Su Venere 50 abbiamo affrontato il tema dei costi degli assorbenti o degli altri strumenti necessari durante il ciclo, ma qui si parla di un altro tipo di spesa alle quali le donne sono indotte, grazie alla proliferazione di app che dovrebbero aiutarle a monitorare il proprio corpo e la propria salute riproduttiva. Si parla dell’esplosione del settore femtech, di quelle tecnologie destinate ad un pubblico femminile in età fertile, diventato un target particolarmente attraente per i potenziali di guadagno che può rappresentare.

 

Dal 2015 è stato investito oltre un miliardo di dollari in questo settore ed ogni giorno aumenta il numero di donne che si affidano a queste app che si stanno rivelando (come era lecito immaginarsi) dei veri e propri strumenti succhia-dati.
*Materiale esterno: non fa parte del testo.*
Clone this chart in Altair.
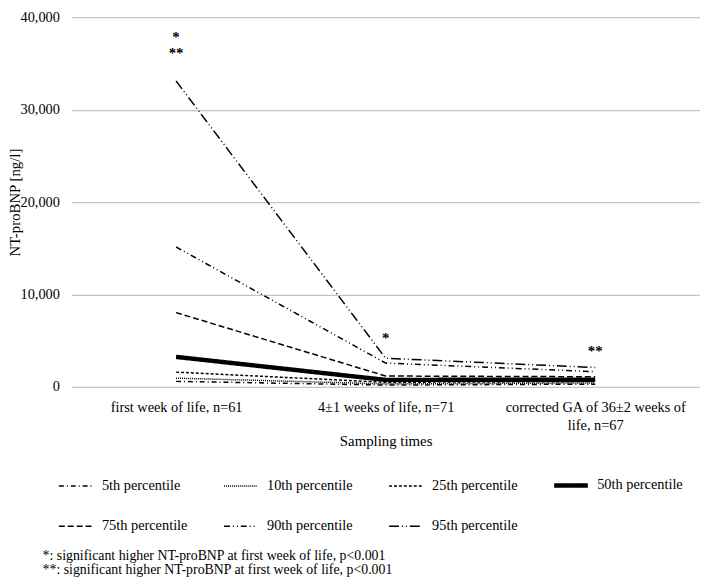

Le utenti sono infatti spinte a dare informazioni di ogni genere, non necessariamente legate alle specifiche problematiche del ciclo mestruale o della fertilità e queste informazioni possono ugualmente finire nelle mani di aziende, istituti di ricerca o altri soggetti. i 30 giorni del ciclo diventano dunque una ghiotta occasione per invogliare le donne a fare acquisti mirati, spinte dalla produzione di estrogeni (cosmetici o biancheria intima) o di progesterone (prodotti per la casa o per la maternità).

 

Se da un lato  le mestruazioni rimangono ancora un argomento tabù, qualcosa di cui parlare sottovoce per non turbare la sensibilità del pubblico o dei propri interlocutori, dall’altro rappresentano una formidabile occasione di guadagno, realizzato con la scusa di dotare un segmento del pubblico femminile di uno strumento oggettivamente utile ed efficace, ma che le utenti potrebbero finire di pagare a caro prezzo, cedendo gratuitamente i propri dati personali o cedendo alla tentazione di acquisti di cui in realtà non avrebbero alcun bisogno.